Set task:
Everything in the listing except the pictures should be written out exactly.

┌──

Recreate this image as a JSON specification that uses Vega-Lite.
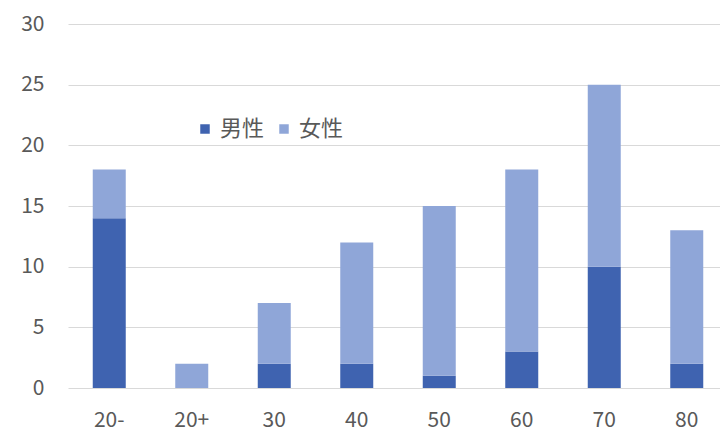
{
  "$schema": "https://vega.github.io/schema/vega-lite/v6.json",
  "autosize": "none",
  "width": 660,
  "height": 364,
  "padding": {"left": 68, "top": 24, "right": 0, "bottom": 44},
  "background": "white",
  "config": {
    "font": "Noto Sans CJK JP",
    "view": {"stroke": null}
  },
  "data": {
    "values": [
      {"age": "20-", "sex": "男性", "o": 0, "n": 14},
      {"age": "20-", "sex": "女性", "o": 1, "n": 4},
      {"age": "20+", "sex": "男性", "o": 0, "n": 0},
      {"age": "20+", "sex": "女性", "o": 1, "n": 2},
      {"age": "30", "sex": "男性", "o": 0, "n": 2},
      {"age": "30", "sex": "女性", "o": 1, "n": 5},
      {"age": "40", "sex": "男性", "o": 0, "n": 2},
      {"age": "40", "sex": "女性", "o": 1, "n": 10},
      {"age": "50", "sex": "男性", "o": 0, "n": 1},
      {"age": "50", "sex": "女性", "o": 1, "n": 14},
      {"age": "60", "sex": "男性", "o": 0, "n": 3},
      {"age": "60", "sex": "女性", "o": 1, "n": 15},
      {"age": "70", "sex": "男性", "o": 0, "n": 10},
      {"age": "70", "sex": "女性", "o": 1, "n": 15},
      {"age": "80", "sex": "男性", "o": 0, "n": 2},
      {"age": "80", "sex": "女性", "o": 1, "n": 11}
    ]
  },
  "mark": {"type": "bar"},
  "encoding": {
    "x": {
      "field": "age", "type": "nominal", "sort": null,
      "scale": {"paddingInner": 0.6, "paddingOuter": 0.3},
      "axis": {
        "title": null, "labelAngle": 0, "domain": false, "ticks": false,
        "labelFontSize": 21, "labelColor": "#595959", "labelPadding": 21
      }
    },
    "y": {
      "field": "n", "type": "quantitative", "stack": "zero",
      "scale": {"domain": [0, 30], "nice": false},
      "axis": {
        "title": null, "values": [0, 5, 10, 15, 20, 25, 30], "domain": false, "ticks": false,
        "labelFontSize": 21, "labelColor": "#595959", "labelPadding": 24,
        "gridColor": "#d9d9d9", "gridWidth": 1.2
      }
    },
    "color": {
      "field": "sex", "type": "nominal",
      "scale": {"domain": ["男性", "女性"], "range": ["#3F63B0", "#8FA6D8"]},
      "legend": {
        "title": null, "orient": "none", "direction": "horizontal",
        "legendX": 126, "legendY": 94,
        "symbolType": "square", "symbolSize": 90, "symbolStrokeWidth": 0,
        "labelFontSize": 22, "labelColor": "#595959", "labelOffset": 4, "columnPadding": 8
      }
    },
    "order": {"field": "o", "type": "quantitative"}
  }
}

└──

Response for this exercise:
Recreate this image as a JSON specification that uses Vega-Lite.
{
  "$schema": "https://vega.github.io/schema/vega-lite/v6.json",
  "autosize": "none",
  "width": 660,
  "height": 364,
  "padding": {"left": 68, "top": 24, "right": 0, "bottom": 44},
  "background": "white",
  "config": {
    "font": "Noto Sans CJK JP",
    "view": {"stroke": null}
  },
  "data": {
    "values": [
      {"age": "20-", "sex": "男性", "o": 0, "n": 14},
      {"age": "20-", "sex": "女性", "o": 1, "n": 4},
      {"age": "20+", "sex": "男性", "o": 0, "n": 0},
      {"age": "20+", "sex": "女性", "o": 1, "n": 2},
      {"age": "30", "sex": "男性", "o": 0, "n": 2},
      {"age": "30", "sex": "女性", "o": 1, "n": 5},
      {"age": "40", "sex": "男性", "o": 0, "n": 2},
      {"age": "40", "sex": "女性", "o": 1, "n": 10},
      {"age": "50", "sex": "男性", "o": 0, "n": 1},
      {"age": "50", "sex": "女性", "o": 1, "n": 14},
      {"age": "60", "sex": "男性", "o": 0, "n": 3},
      {"age": "60", "sex": "女性", "o": 1, "n": 15},
      {"age": "70", "sex": "男性", "o": 0, "n": 10},
      {"age": "70", "sex": "女性", "o": 1, "n": 15},
      {"age": "80", "sex": "男性", "o": 0, "n": 2},
      {"age": "80", "sex": "女性", "o": 1, "n": 11}
    ]
  },
  "mark": {"type": "bar"},
  "encoding": {
    "x": {
      "field": "age", "type": "nominal", "sort": null,
      "scale": {"paddingInner": 0.6, "paddingOuter": 0.3},
      "axis": {
        "title": null, "labelAngle": 0, "domain": false, "ticks": false,
        "labelFontSize": 21, "labelColor": "#595959", "labelPadding": 21
      }
    },
    "y": {
      "field": "n", "type": "quantitative", "stack": "zero",
      "scale": {"domain": [0, 30], "nice": false},
      "axis": {
        "title": null, "values": [0, 5, 10, 15, 20, 25, 30], "domain": false, "ticks": false,
        "labelFontSize": 21, "labelColor": "#595959", "labelPadding": 24,
        "gridColor": "#d9d9d9", "gridWidth": 1.2
      }
    },
    "color": {
      "field": "sex", "type": "nominal",
      "scale": {"domain": ["男性", "女性"], "range": ["#3F63B0", "#8FA6D8"]},
      "legend": {
        "title": null, "orient": "none", "direction": "horizontal",
        "legendX": 126, "legendY": 94,
        "symbolType": "square", "symbolSize": 90, "symbolStrokeWidth": 0,
        "labelFontSize": 22, "labelColor": "#595959", "labelOffset": 4, "columnPadding": 8
      }
    },
    "order": {"field": "o", "type": "quantitative"}
  }
}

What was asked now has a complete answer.